I found the article....
Complaints With Irradiated Mail
.c The Associated Press
WASHINGTON (AP) - At least 87 suburban postal workers who handled irradiated
mail have reported health problems including nausea, headaches and breathing
problems, union leaders say.
Postal officials are using irradiation to protect against anthrax
contamination.
At least 87 of about 750 workers at the Gaithersburg, Md., postal facility
have reported problems, said Tammy Thompson, president of the Montgomery
County local of the postal workers union.

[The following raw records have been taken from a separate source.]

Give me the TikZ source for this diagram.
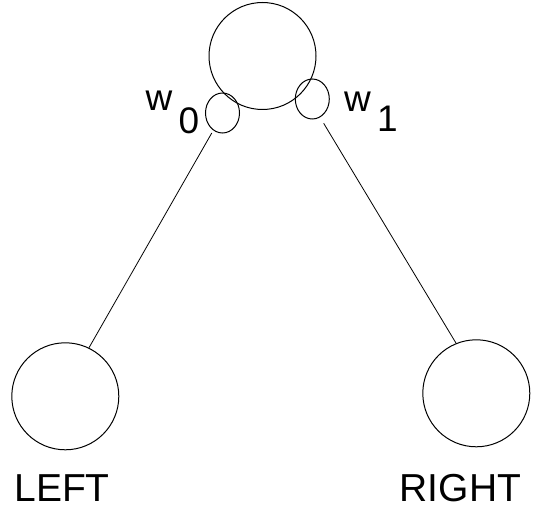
\documentclass[tikz,border=0pt]{standalone}
\usepackage{fontspec}
\setmainfont{Liberation Sans}
\usetikzlibrary{shapes.geometric}
\begin{document}
\begin{tikzpicture}[x=1pt,y=-1pt,
  unit/.style={circle,draw,line width=1pt,minimum size=107pt,inner sep=0pt},
  weight/.style={ellipse,draw,line width=1pt,minimum width=34pt,minimum height=40pt,inner sep=0pt},
  link/.style={line width=0.8pt},
  lbl/.style={anchor=base,inner sep=0pt,font=\fontsize{37}{40}\selectfont},
  side/.style={anchor=base,inner sep=0pt,text depth=0pt,font=\fontsize{39}{42}\selectfont}]
  \useasboundingbox (0,0) rectangle (550,505);
  % units
  \node[unit] (top) at (262.5,56) {};
  \node[unit] (lc) at (65.3,396.3) {};
  \node[unit] (rc) at (476.3,393.3) {};
  % weight rings
  \node[weight] (le) at (222.5,113) {};
  \node[weight] (re) at (312.3,99) {};
  % links
  \draw[link, shorten <=3pt] (le.242) -- (lc.64);
  \draw[link, shorten <=7pt] (re.293) -- (rc.112);
  % labels
  \node[lbl] (w0) at (159,110.7) {w};
  \node[lbl] (s0) at (188.8,134) {0};
  \node[lbl] (w1) at (357.5,111.5) {w};
  \node[lbl] (s1) at (387.5,131.7) {1};
  \node[side] (lt) at (62,501.7) {LEFT};
  \node[side] (rt) at (460.5,501.7) {RIGHT};
\end{tikzpicture}
\end{document}
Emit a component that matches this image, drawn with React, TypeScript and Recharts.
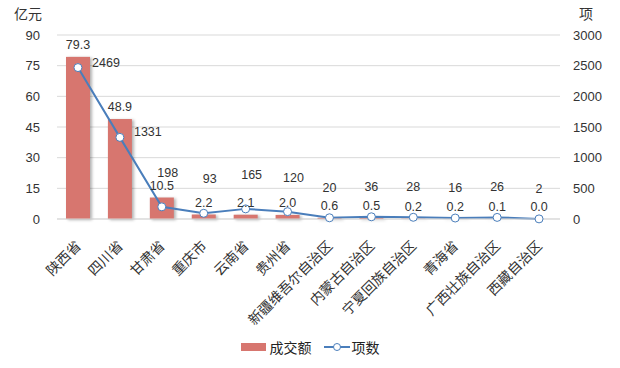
import React from 'react';
import { ComposedChart, Bar, Line, XAxis, YAxis, CartesianGrid, Legend, LabelList } from 'recharts';

const categories = ['陕西省', '四川省', '甘肃省', '重庆市', '云南省', '贵州省', '新疆维吾尔自治区', '内蒙古自治区', '宁夏回族自治区', '青海省', '广西壮族自治区', '西藏自治区'];
const amounts = [79.3, 48.9, 10.5, 2.2, 2.1, 2.0, 0.6, 0.5, 0.2, 0.2, 0.1, 0.0];
const counts = [2469, 1331, 198, 93, 165, 120, 20, 36, 28, 16, 26, 2];
const leftTicks = [0, 15, 30, 45, 60, 75, 90];
const rightTicks = [0, 500, 1000, 1500, 2000, 2500, 3000];

const data = categories.map((name, i) => ({ name, amount: amounts[i], count: counts[i] }));

const BAR_COLOR = '#D7766F';
const LINE_COLOR = '#4A7EBB';
const TEXT = '#333333';
const NUM_FONT = '"Liberation Sans", Arial, sans-serif';
const CJK_FONT = '"Noto Sans CJK SC", sans-serif';

const CatTick = (props: any) => {
  const { x, y, payload } = props;
  return (
    <g transform={`translate(${x - 4},${y + 12})`}>
      <text transform="rotate(-45)" textAnchor="end" dy="0.8em" fontSize={14} fontFamily={CJK_FONT} fill={TEXT}>
        {payload.value}
      </text>
    </g>
  );
};

const LineLabel = (props: any) => {
  const { x, y, value, index } = props;
  let lx = x;
  let ly = y;
  if (index < 2) {
    lx = x + 28;
    ly = y - 1;
  } else if (index < 6) {
    lx = x + 6;
    ly = y - 30;
  } else {
    ly = y - 26;
  }
  return (
    <text x={lx} y={ly} textAnchor="middle" fontSize={12.5} fontFamily={NUM_FONT} fill={TEXT}>
      {value}
    </text>
  );
};

const BarLabel = (props: any) => {
  const { x, y, width, value } = props;
  return (
    <text x={x + width / 2} y={y - 8} textAnchor="middle" fontSize={12.5} fontFamily={NUM_FONT} fill={TEXT}>
      {Number(value).toFixed(1)}
    </text>
  );
};

const BarShape = (props: any) => {
  const { x, y, width, height } = props;
  if (!height || height <= 0) return null;
  return (
    <rect x={x} y={y} width={width} height={height} fill={BAR_COLOR}
      style={{ filter: 'drop-shadow(2px 1px 1.5px rgba(0,0,0,0.3))' }} />
  );
};

const LegendContent = () => (
  <div style={{ height: 40, boxSizing: 'border-box', paddingTop: 14, display: 'flex', justifyContent: 'center', alignItems: 'flex-start', fontFamily: CJK_FONT, fontSize: 14, color: '#222', lineHeight: '20px' }}>
    <span style={{ display: 'inline-block', width: 25, height: 8, background: BAR_COLOR, marginRight: 4, marginTop: 6 }} />
    <span style={{ marginRight: 12 }}>成交额</span>
    <svg width={26} height={10} style={{ marginRight: 2, marginTop: 5 }}>
      <line x1={0} y1={5} x2={26} y2={5} stroke={LINE_COLOR} strokeWidth={2} />
      <circle cx={13} cy={5} r={3.5} fill="#fff" stroke={LINE_COLOR} strokeWidth={1} />
    </svg>
    <span>项数</span>
  </div>
);

export default function App() {
  return (
    <div style={{ position: 'absolute', left: 0, top: 0, width: 620, height: 368, background: '#fff' }}>
      <div style={{ position: 'absolute', left: 14, top: 3, fontFamily: CJK_FONT, fontSize: 14, color: TEXT, lineHeight: '20px' }}>亿元</div>
      <div style={{ position: 'absolute', left: 579, top: 3, fontFamily: CJK_FONT, fontSize: 14, color: TEXT, lineHeight: '20px' }}>项</div>
      <ComposedChart width={620} height={368} data={data} margin={{ top: 35, right: 0, left: 0, bottom: 5 }} barCategoryGap={0}>
        <CartesianGrid vertical={false} stroke="#D9D9D9" yAxisId="left" />
        <XAxis dataKey="name" interval={0} tickLine={false} axisLine={{ stroke: '#D9D9D9' }} height={104} tick={<CatTick />} />
        <YAxis yAxisId="left" orientation="left" width={57} domain={[0, 90]} ticks={leftTicks} axisLine={false} tickLine={false}
          tickSize={0} tickMargin={17} tick={{ fontSize: 13, fontFamily: NUM_FONT, fill: TEXT }} />
        <YAxis yAxisId="right" orientation="right" width={60} domain={[0, 3000]} ticks={rightTicks} axisLine={false} tickLine={false}
          tickSize={0} tickMargin={13} tick={{ fontSize: 13, fontFamily: NUM_FONT, fill: TEXT }} />
        <Legend verticalAlign="bottom" height={40} content={<LegendContent />} />
        <Bar yAxisId="left" dataKey="amount" name="成交额" barSize={24} fill={BAR_COLOR} shape={<BarShape />} isAnimationActive={false}>
          <LabelList dataKey="amount" content={<BarLabel />} />
        </Bar>
        <Line yAxisId="right" dataKey="count" name="项数" stroke={LINE_COLOR} strokeWidth={2}
          dot={{ r: 4, fill: '#fff', stroke: LINE_COLOR, strokeWidth: 1 }} isAnimationActive={false}>
          <LabelList dataKey="count" content={<LineLabel />} />
        </Line>
      </ComposedChart>
    </div>
  );
}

``The employees are experiencing nosebleeds, runny noses, runny eyes, extreme
headaches, nausea,'' Thompson told The Washington Post for a story published
Saturday.
A few have missed several days of work or have filed workers' compensation
claims.
The postal union complaints come about two days after physicians on Capitol
Hill said 73 Senate staffers had similar symptoms.
The U.S. Centers for Disease Control and Prevention and the U.S. Postal
Service are investigating the safety of the treated mail.
Government investigators say the symptoms are minor and that new precautions
have eliminated observable levels of harmful gases likely caused by the
irradiation.
An anthrax-tainted letter was found in Senate Majority Leader Tom Daschle's
office in the Hart Senate office building last October. As a precaution, mail
destined for federal offices in Washington is now sanitized with radiation at
postal facilities in Ohio and New Jersey.
The mail is then sorted at a postal station in Washington and sent to area
postal facilities, including the one in Gaithersburg.